Provide nothing beyond the count of lines that include the string "seaborn".

========

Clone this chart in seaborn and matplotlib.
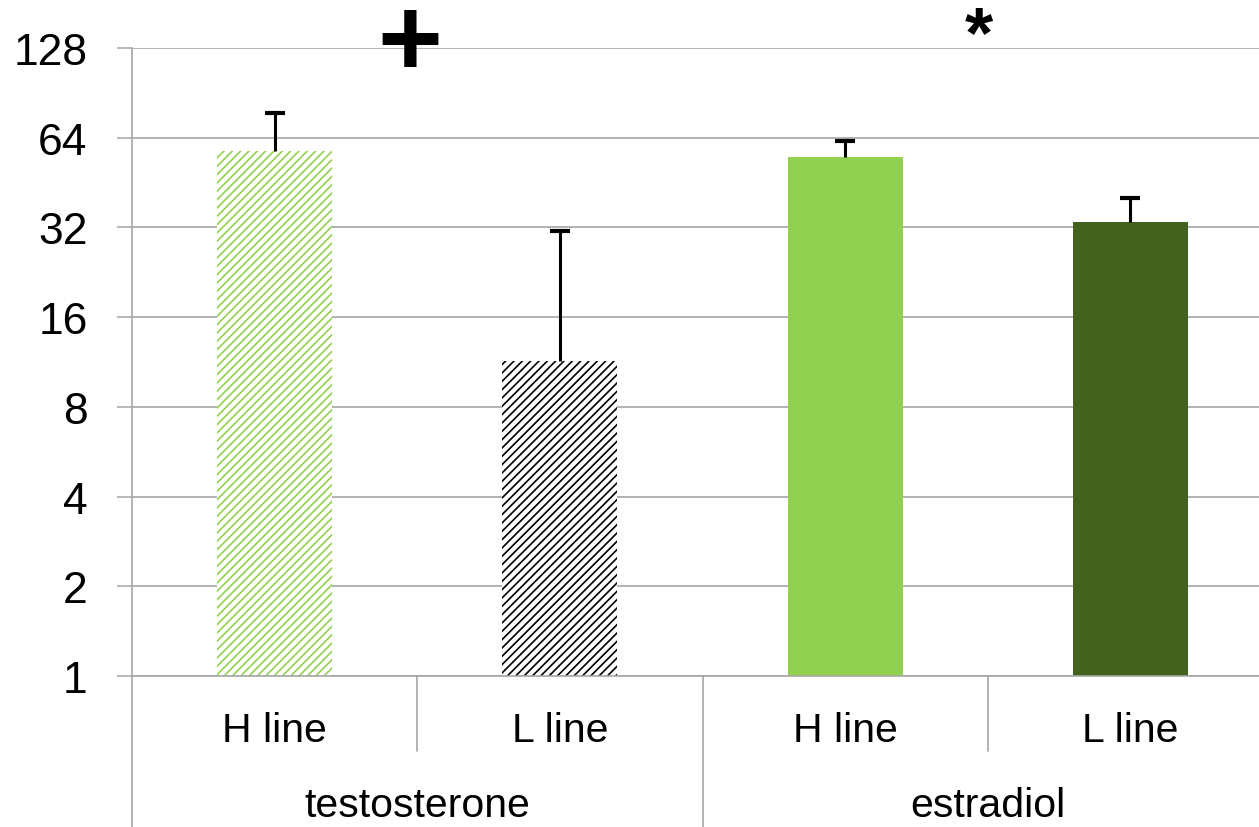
import matplotlib
matplotlib.use("Agg")
import matplotlib.pyplot as plt
import matplotlib.transforms as mtransforms
from matplotlib.ticker import FixedLocator, NullLocator
import numpy as np
import pandas as pd
import seaborn as sns

# ---- data ----
hormones = ["testosterone", "estradiol"]
lines = ["H line", "L line"]
bar_ids = ["testosterone H", "testosterone L", "estradiol H", "estradiol L"]
means = [57.8, 11.4, 55.2, 33.4]
err_tops = [77.5, 31.1, 62.4, 40.2]
y_ticks = [1, 2, 4, 8, 16, 32, 64, 128]
bar_colors = ["#92D050", "#000000", "#92D050", "#43621E"]
hatched = [True, True, False, False]
group_marks = ["+", "*"]

sns.set_theme(style="white")
plt.rcParams["font.family"] = ["Liberation Sans", "DejaVu Sans"]
plt.rcParams["hatch.linewidth"] = 1.2
plt.rcParams["mathtext.fontset"] = "custom"
plt.rcParams["mathtext.bf"] = "Liberation Sans:bold"
plt.rcParams["mathtext.rm"] = "Liberation Sans:bold"

fig = plt.figure(figsize=(12.59, 8.28), dpi=100)
ax = fig.add_axes([132 / 1259, (828 - 677) / 828, 1141 / 1259, (677 - 49) / 828])

df = pd.DataFrame({"bar": bar_ids, "value": means})
sns.barplot(data=df, x="bar", y="value", hue="bar", order=bar_ids, hue_order=bar_ids,
            palette=bar_colors, legend=False, width=0.403, log_scale=2, ax=ax,
            linewidth=0, saturation=1, errorbar=None)

for patch, col, h in zip(ax.patches, bar_colors, hatched):
    if h:
        patch.set_facecolor("white")
        patch.set_edgecolor(col)
        patch.set_hatch("////")
        patch.set_linewidth(0)

x = np.arange(len(bar_ids))
upper = np.array(err_tops) - np.array(means)
_, caps, _ = ax.errorbar(x, means, yerr=[np.zeros_like(upper), upper], fmt="none",
                         ecolor="black", elinewidth=2.2, capsize=7.2, capthick=3, zorder=5)
# keep only the upper caps
for cap in caps:
    if np.allclose(cap.get_ydata(), means):
        cap.remove()

ax.set_yscale("log", base=2)
ax.set_ylim(1, 128)
ax.set_xlim(-0.5, 3.5)
ax.yaxis.set_major_locator(FixedLocator(y_ticks))
ax.yaxis.set_minor_locator(NullLocator())
ax.set_yticklabels([str(t) for t in y_ticks])
ax.tick_params(axis="y", which="major", direction="out", length=11, width=1.1,
               color="#A6A6A6", pad=21, labelsize=32, labelcolor="black", left=True)
ax.tick_params(axis="x", which="both", bottom=False, labelbottom=False)
ax.set_xlabel("")
ax.set_ylabel("")

ax.yaxis.grid(True, color="#A6A6A6", linewidth=1.2)
ax.xaxis.grid(False)
ax.set_axisbelow(True)
for s in ["top", "right"]:
    ax.spines[s].set_visible(False)
for s in ["left", "bottom"]:
    ax.spines[s].set_color("#A6A6A6")
    ax.spines[s].set_linewidth(1.2)

# multi-level category axis
trans = mtransforms.blended_transform_factory(ax.transData, ax.transAxes)
gray = "#A6A6A6"
ax.plot([0, 0], [0, -0.2404], transform=ax.transAxes, color=gray, lw=1.2, clip_on=False)
ax.plot([1.5, 1.5], [0, -0.2404], transform=trans, color=gray, lw=1.2, clip_on=False)
for xs in [0.5, 2.5]:
    ax.plot([xs, xs], [0, -0.1194], transform=trans, color=gray, lw=1.2, clip_on=False)

for i in range(len(bar_ids)):
    ax.text(i, -0.1035, lines[i % 2], transform=trans, ha="center", va="baseline",
            fontsize=29.5, color="black")
for g, name in enumerate(hormones):
    ax.text(2 * g + 0.5, -0.2229, name, transform=trans, ha="center", va="baseline",
            fontsize=29.5, color="black")

# significance marks (mathtext gives a tight box around the glyph)
ax.text(0.467, 1.0065, r"$\mathbf{" + group_marks[0] + "}$", transform=trans,
        ha="center", va="center", fontsize=80, color="black", clip_on=False)
ax.text(2.47, 1.0175, group_marks[1], transform=trans, ha="center", va="center",
        fontsize=52, fontweight="bold", color="black", clip_on=False)

fig.savefig("out.png", dpi=100)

========

TASK ANSWER: 2